**Your instructions**:
Identify the lines holding "React" and copy them.

**Source material**:
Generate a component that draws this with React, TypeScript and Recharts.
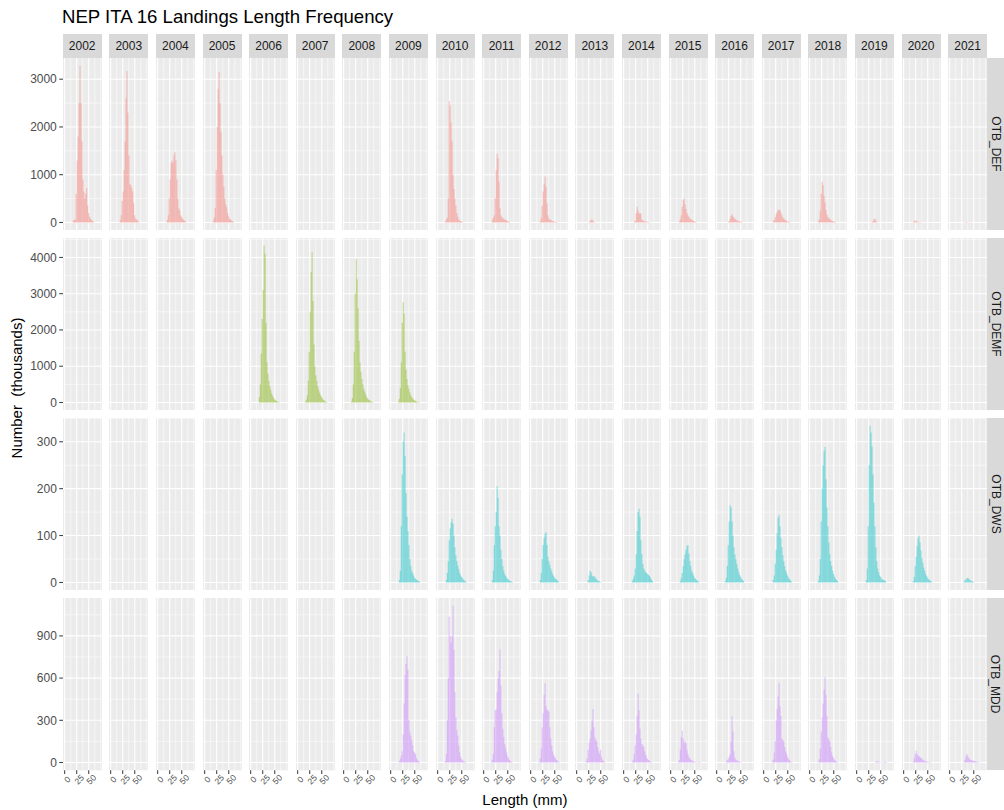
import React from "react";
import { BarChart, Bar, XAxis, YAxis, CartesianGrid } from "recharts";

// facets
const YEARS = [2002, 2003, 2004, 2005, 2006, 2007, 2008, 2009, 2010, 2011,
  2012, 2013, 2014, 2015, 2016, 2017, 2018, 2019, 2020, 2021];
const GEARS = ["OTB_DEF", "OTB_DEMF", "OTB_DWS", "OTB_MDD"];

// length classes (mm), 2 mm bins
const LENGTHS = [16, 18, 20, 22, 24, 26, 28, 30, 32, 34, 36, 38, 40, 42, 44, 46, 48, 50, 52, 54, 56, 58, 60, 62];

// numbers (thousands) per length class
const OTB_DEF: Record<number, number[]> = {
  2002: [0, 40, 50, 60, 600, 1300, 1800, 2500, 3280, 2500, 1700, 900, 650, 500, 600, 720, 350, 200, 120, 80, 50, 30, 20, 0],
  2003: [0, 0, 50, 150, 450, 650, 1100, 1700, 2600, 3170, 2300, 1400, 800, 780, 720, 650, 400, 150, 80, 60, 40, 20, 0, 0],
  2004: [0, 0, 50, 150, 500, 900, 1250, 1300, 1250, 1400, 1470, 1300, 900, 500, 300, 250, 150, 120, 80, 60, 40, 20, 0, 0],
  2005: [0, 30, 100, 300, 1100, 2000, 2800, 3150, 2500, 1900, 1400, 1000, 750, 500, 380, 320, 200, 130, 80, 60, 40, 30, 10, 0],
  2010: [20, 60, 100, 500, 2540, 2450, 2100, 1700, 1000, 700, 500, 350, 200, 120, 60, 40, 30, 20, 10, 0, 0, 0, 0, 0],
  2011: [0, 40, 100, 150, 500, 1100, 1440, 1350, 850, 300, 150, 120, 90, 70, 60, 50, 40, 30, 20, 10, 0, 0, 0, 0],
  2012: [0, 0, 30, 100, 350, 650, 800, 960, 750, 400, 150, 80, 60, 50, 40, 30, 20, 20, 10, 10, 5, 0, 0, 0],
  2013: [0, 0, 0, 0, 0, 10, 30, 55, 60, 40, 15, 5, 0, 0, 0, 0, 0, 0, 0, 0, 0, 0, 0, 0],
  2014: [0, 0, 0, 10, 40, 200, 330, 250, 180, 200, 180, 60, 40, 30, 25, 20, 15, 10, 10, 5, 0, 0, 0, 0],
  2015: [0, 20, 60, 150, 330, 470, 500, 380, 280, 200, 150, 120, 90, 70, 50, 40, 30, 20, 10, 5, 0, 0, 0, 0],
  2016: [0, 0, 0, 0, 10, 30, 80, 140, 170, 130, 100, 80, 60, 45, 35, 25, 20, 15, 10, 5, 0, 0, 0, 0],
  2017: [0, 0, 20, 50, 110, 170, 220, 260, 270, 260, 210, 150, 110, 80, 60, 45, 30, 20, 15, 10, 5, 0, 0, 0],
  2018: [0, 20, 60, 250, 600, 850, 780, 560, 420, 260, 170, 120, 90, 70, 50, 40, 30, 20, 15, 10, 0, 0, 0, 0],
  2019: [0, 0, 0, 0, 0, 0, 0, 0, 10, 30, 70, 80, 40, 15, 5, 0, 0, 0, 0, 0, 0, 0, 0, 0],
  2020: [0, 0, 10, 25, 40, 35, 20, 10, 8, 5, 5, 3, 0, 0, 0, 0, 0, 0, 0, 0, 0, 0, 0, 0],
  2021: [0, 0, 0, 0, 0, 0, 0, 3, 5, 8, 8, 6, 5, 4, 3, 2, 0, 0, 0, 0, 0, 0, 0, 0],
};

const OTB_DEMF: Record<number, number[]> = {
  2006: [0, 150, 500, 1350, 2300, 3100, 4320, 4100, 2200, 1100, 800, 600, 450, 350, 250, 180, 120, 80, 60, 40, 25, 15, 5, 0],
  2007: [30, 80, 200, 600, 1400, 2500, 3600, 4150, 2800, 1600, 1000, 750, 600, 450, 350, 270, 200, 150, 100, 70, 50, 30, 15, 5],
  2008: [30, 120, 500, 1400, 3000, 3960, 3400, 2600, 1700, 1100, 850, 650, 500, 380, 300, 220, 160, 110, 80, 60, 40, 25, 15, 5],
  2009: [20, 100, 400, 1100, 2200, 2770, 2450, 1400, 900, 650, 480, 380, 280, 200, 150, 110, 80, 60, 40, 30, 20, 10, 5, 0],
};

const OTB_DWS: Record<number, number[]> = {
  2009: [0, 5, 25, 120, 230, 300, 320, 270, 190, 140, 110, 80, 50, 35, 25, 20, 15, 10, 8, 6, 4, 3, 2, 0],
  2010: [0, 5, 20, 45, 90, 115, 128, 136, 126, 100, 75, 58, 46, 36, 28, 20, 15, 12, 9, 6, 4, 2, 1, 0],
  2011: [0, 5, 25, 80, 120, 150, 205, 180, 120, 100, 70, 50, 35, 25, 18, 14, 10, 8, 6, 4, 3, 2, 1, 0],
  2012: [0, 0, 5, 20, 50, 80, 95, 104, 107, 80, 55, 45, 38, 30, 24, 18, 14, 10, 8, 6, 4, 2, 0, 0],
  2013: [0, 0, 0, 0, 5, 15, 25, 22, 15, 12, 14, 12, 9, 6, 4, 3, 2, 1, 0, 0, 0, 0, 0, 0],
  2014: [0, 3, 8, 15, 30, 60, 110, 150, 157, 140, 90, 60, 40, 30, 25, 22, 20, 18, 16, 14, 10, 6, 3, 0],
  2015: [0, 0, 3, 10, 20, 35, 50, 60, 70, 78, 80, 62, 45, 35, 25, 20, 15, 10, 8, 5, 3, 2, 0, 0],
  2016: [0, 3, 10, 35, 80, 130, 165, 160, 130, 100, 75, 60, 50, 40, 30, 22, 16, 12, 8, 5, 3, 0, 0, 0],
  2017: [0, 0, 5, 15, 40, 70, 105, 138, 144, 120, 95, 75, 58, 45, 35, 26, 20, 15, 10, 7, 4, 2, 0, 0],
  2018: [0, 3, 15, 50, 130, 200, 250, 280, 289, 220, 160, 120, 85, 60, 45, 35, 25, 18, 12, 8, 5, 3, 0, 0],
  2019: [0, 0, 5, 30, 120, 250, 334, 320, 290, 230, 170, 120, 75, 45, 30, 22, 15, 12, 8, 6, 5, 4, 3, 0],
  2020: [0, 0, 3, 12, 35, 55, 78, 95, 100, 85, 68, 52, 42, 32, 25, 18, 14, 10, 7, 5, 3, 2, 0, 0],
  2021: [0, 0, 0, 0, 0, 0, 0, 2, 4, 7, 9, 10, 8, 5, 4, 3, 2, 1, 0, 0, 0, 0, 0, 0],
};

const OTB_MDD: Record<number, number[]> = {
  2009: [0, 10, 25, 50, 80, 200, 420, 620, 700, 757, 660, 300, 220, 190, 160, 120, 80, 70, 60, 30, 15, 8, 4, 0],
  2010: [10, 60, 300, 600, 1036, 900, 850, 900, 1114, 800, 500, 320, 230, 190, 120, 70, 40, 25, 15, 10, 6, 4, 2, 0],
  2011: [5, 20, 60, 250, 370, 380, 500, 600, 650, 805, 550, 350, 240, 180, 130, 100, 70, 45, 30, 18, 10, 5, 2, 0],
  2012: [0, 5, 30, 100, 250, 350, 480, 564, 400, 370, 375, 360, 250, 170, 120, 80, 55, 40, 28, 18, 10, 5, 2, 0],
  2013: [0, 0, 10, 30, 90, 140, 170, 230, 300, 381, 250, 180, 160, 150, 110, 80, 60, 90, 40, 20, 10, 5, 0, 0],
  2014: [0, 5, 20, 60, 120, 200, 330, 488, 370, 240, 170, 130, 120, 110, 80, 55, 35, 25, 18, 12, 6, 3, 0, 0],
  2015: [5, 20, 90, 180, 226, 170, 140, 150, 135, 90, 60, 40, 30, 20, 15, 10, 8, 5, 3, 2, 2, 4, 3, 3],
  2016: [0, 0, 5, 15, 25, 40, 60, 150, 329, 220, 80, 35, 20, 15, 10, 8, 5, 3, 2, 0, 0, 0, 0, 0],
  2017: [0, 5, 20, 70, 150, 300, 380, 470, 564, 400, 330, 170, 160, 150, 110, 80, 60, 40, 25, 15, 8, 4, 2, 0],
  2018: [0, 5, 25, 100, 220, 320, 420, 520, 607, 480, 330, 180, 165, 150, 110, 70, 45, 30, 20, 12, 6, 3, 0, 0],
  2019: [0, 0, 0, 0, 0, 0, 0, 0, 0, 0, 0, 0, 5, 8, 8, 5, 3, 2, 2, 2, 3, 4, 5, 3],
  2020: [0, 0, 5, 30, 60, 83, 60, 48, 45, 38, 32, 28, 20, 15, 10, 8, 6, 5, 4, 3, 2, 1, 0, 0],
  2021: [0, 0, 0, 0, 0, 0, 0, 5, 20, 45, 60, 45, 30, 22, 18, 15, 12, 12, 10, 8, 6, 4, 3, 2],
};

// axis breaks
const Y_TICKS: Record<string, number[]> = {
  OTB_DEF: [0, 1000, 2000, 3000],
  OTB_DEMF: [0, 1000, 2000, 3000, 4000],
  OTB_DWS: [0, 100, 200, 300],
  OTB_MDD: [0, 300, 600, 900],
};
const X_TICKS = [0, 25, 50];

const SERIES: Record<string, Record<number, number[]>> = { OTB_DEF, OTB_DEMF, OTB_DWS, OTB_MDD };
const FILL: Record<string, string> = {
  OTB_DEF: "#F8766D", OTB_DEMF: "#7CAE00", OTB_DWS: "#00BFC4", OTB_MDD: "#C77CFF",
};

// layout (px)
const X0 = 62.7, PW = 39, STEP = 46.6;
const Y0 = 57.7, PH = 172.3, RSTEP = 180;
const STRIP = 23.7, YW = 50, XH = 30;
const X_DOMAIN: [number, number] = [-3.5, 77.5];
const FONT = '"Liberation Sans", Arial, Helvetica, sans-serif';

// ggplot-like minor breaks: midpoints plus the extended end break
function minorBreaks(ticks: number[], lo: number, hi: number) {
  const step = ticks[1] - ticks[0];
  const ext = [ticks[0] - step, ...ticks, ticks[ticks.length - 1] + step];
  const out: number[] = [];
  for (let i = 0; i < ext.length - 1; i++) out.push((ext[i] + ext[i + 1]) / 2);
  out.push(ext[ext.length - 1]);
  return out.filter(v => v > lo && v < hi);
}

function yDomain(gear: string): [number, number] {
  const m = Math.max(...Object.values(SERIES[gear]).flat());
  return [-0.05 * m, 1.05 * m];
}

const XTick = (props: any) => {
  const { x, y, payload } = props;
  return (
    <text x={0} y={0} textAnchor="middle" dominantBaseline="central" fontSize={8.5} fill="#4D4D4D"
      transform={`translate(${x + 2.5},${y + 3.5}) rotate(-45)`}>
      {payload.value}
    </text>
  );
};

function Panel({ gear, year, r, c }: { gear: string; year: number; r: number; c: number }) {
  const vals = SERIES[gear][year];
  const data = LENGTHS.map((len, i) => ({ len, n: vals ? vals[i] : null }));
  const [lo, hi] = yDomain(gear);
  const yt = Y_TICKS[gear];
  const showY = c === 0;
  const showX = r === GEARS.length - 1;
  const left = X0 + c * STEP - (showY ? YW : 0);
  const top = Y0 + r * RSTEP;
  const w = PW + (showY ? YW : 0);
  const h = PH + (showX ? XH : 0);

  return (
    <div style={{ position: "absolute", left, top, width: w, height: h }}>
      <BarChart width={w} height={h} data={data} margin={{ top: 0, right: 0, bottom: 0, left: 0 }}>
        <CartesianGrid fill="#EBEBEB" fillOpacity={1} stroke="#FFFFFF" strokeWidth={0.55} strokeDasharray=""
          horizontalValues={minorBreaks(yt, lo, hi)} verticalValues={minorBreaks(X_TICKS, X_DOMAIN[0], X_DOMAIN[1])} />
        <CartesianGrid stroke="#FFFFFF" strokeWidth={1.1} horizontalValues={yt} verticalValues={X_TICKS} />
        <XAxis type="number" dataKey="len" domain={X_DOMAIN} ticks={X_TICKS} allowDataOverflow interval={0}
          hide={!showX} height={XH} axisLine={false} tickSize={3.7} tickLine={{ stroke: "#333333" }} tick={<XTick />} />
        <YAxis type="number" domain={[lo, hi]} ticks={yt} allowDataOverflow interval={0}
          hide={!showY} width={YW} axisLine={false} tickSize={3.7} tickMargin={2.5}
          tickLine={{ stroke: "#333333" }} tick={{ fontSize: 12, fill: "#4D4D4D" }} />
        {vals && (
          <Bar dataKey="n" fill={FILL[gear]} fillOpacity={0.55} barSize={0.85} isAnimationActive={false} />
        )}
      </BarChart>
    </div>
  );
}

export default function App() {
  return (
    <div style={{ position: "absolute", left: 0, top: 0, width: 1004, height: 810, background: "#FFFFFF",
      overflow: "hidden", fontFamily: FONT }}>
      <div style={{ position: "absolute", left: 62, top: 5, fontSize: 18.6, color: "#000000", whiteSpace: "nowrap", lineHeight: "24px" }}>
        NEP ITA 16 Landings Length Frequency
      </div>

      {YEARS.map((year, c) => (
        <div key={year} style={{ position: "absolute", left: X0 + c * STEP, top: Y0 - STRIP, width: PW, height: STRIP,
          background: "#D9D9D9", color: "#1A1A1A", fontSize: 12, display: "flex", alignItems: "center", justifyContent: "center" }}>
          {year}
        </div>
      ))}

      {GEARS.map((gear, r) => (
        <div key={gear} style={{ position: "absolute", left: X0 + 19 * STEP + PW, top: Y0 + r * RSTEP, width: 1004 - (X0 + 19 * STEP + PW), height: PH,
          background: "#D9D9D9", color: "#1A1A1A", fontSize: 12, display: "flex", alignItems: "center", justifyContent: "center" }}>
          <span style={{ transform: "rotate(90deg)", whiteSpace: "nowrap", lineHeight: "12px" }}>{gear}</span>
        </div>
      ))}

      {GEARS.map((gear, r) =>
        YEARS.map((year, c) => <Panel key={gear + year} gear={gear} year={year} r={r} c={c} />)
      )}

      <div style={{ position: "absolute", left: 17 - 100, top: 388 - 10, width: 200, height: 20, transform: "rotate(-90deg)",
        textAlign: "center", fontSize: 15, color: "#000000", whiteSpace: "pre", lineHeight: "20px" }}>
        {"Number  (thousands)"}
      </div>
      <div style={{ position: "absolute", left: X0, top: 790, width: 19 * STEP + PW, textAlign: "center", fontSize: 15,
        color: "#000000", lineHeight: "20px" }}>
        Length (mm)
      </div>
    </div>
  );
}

**Answer for the task**:
Generate a component that draws this with React, TypeScript and Recharts.
import React from "react";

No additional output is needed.